§ **SET EXERCISE**: Repeat the material exactly from its first line to the line that includes "const yInterval = 10;". Skip pictures.

* start RECORDS SUPPLIED *

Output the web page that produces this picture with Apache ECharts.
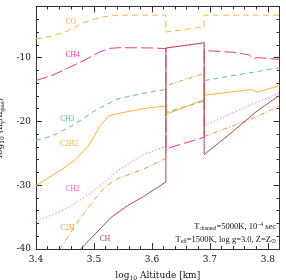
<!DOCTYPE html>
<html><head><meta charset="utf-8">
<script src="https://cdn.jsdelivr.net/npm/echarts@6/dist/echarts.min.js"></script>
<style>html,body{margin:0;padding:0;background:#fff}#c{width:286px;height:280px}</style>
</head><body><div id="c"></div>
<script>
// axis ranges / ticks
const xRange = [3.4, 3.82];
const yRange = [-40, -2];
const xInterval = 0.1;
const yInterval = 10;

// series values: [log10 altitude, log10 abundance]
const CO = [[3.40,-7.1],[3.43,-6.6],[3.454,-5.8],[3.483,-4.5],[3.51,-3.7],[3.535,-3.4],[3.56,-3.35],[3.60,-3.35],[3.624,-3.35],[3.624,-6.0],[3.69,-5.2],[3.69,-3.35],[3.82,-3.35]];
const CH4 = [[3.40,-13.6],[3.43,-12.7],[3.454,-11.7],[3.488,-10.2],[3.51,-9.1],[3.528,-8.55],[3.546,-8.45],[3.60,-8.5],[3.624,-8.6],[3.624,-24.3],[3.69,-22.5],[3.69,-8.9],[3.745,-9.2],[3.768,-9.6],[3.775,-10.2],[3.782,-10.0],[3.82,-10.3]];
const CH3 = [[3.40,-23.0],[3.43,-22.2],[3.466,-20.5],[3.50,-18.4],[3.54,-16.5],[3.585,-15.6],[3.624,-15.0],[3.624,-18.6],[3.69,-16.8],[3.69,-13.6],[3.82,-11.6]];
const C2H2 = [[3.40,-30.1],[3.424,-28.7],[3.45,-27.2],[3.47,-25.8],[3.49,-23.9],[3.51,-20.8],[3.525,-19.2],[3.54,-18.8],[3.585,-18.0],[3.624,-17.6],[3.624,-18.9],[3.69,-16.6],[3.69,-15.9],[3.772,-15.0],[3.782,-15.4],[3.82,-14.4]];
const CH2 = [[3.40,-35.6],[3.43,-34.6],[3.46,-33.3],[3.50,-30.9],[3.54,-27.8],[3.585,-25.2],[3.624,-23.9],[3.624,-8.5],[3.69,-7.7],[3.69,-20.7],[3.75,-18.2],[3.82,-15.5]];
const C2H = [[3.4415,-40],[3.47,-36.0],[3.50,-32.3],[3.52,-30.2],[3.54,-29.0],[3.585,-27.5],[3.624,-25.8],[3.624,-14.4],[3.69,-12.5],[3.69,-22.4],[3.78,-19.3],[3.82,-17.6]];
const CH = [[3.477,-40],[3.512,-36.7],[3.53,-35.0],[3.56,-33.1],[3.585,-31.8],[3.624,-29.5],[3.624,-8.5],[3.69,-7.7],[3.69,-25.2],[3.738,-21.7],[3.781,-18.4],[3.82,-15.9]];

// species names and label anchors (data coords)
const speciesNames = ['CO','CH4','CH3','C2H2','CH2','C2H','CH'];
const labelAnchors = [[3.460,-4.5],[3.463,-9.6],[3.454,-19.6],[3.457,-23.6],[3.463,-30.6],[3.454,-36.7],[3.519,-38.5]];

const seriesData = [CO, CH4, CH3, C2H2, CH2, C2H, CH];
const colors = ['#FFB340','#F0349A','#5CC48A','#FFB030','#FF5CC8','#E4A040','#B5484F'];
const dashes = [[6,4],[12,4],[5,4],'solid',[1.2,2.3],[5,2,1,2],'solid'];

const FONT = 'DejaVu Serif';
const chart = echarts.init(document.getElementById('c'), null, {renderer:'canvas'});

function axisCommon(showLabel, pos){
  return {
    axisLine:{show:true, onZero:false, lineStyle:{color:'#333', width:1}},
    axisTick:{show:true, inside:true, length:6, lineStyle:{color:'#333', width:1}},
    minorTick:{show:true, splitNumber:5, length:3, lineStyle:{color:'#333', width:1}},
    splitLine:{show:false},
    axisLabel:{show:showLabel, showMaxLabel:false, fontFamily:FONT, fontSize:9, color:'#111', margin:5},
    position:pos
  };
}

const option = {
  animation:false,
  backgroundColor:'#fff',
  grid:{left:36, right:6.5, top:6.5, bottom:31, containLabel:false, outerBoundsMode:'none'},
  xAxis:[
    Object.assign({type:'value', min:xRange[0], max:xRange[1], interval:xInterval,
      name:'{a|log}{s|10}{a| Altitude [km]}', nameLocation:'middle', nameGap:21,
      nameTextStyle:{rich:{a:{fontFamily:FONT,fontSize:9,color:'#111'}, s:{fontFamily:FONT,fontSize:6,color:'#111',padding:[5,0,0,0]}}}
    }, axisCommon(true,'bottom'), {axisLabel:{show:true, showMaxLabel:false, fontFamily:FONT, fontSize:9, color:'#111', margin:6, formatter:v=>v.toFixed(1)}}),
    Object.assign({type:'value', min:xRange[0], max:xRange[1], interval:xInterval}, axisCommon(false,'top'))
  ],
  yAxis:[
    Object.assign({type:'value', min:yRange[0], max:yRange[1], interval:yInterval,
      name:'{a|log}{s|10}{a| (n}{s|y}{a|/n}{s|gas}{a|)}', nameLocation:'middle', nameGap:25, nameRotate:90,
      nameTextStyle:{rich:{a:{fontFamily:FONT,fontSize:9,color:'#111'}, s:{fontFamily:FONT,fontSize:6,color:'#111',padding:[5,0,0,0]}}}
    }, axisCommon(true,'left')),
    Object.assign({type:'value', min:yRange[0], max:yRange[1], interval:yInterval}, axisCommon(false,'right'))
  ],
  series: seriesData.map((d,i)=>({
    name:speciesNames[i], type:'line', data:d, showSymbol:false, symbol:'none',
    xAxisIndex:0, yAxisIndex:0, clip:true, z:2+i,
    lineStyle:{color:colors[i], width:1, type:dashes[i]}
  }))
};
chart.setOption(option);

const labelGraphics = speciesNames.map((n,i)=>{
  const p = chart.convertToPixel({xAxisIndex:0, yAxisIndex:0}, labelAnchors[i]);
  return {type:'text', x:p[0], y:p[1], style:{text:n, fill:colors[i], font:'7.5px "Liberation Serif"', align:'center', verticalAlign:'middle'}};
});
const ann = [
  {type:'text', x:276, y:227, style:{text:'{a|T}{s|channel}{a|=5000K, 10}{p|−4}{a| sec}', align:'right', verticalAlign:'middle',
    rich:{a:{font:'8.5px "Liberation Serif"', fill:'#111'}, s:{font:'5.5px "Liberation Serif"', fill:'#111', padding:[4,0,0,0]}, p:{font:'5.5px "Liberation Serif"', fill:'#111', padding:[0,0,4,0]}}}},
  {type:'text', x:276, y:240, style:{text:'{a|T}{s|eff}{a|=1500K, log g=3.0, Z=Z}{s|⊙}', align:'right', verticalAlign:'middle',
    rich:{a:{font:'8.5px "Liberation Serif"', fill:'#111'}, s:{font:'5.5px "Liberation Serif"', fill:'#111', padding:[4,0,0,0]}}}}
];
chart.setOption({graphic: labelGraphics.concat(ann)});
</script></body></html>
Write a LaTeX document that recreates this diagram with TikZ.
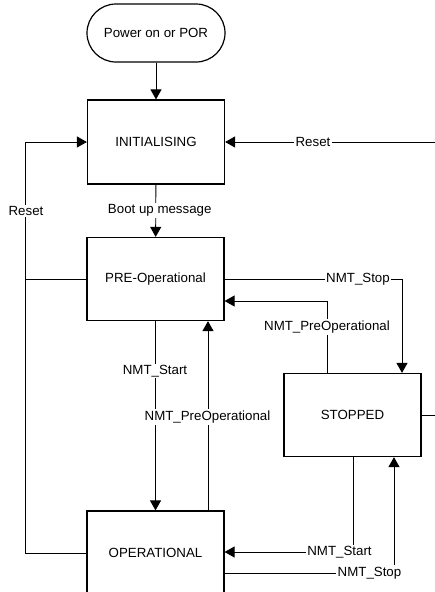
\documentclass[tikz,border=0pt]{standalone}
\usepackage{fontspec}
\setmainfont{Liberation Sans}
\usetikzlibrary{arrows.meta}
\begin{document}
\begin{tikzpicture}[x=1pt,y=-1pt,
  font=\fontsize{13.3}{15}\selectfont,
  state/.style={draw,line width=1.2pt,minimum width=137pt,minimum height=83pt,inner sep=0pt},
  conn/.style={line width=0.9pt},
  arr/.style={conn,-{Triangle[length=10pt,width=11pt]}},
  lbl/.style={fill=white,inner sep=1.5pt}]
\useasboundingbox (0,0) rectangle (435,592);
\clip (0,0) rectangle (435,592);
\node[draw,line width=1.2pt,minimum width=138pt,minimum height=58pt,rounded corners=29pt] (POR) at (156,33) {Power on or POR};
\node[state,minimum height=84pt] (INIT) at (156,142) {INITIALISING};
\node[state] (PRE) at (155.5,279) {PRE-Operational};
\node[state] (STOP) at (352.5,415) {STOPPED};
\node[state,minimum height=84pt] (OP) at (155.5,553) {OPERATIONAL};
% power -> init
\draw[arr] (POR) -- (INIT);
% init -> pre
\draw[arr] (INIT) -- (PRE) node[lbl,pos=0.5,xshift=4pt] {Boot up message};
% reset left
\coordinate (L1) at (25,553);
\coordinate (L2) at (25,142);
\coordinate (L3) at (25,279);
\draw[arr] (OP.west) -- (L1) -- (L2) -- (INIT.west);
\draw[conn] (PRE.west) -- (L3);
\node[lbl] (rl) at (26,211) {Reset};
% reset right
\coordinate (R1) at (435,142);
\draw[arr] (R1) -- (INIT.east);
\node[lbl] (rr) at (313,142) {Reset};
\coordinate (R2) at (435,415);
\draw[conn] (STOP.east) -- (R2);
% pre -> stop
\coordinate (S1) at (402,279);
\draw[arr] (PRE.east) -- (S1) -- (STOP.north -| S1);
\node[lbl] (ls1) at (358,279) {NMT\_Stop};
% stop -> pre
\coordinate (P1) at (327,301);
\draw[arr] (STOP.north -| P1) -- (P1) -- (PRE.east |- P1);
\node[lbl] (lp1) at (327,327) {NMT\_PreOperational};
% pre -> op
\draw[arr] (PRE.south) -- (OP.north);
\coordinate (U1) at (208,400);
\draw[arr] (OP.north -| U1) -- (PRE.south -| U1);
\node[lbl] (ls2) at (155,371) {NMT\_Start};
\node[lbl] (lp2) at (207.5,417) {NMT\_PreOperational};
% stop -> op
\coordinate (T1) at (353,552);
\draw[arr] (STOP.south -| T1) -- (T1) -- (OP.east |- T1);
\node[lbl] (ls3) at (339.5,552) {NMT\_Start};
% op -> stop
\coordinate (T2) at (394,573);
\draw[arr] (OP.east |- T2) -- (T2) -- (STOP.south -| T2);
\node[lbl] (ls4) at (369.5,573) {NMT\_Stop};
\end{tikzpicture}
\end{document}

* end RECORDS SUPPLIED *

§ **FINISHED TASK**:
Output the web page that produces this picture with Apache ECharts.
<!DOCTYPE html>
<html><head><meta charset="utf-8">
<script src="https://cdn.jsdelivr.net/npm/echarts@6/dist/echarts.min.js"></script>
<style>html,body{margin:0;padding:0;background:#fff}#c{width:286px;height:280px}</style>
</head><body><div id="c"></div>
<script>
// axis ranges / ticks
const xRange = [3.4, 3.82];
const yRange = [-40, -2];
const xInterval = 0.1;
const yInterval = 10;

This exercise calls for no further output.